In the short term, the closure of the Baltimore port will increase costs for businesses and consumers on the East Coast, said Lisa Anderson, founder of LMA Consulting Group, which specializes in supply chains and manufacturing. That’s because the container ships on their way to Baltimore will be diverted to nearby New Jersey, Pennsylvania and Virginia ports, and the products they’re carrying will have to change the arrangements previously made to be transported to wherever they need to go, Anderson said.
The closure will also affect warehouses and other logistics services, which will have to decide whether they want to switch to other facilities while officials work on reconstructing the bridge and reopening the port, Anderson said.
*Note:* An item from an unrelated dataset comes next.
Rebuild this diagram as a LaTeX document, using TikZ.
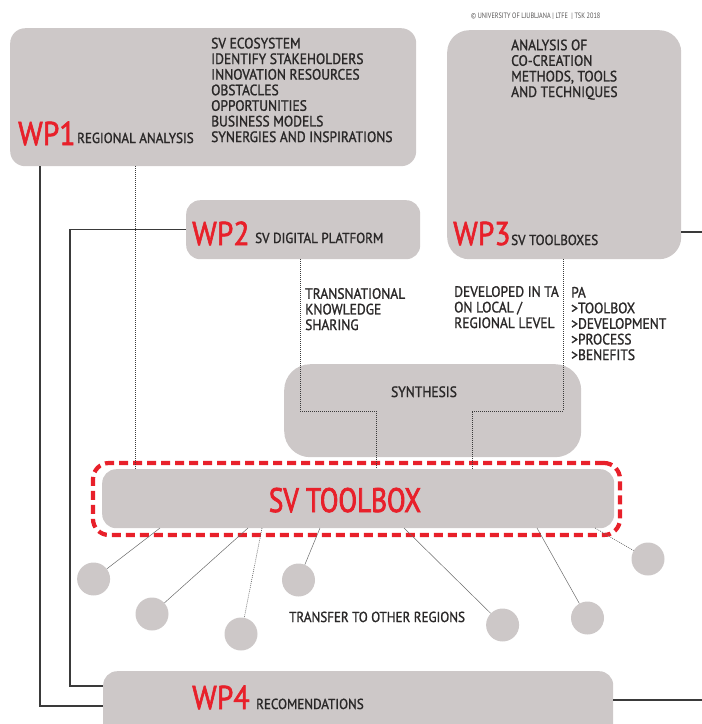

Trucks will also have to be diverted from the Key bridge, meaning they’ll either have to go around the city or pass through tunnels, which have height, width and hazardous materials restrictions.
Longer term, ports in Los Angeles and Long Beach could see more activity, especially with drought conditions reducing the capacity of the Panama Canal, Anderson said. The shipping route from northeast Asia through the Suez Canal and to the East Coast of the U.S. has also become perilous because of the war in Gaza. The Iran-backed Houthis in Yemen have been attacking commercial ships going through the Suez Canal, resulting in shipping lines having to divert their vessels around the southern tip of Africa.
What that means is that the ports of Los Angeles and Long Beach will see an increase of volume, translating to more activity for trucking companies as well as for warehousing and rail systems, Anderson said.
“That’s a positive, but we also need to make sure it’s not gonna become a new bottleneck,” she said. “These folks are adding time to their orders so they have to find new routes and we wanna make sure we’re prepared to service this additional volume.”
The closure of the Baltimore port could also lead to a “nominal” uptick in costs for the products that typically arrive there, such as cars and light trucks, Anderson said. The costs of diverted transportation will eventually be passed on to customers, but it’s not expected to be significant across the U.S., she said.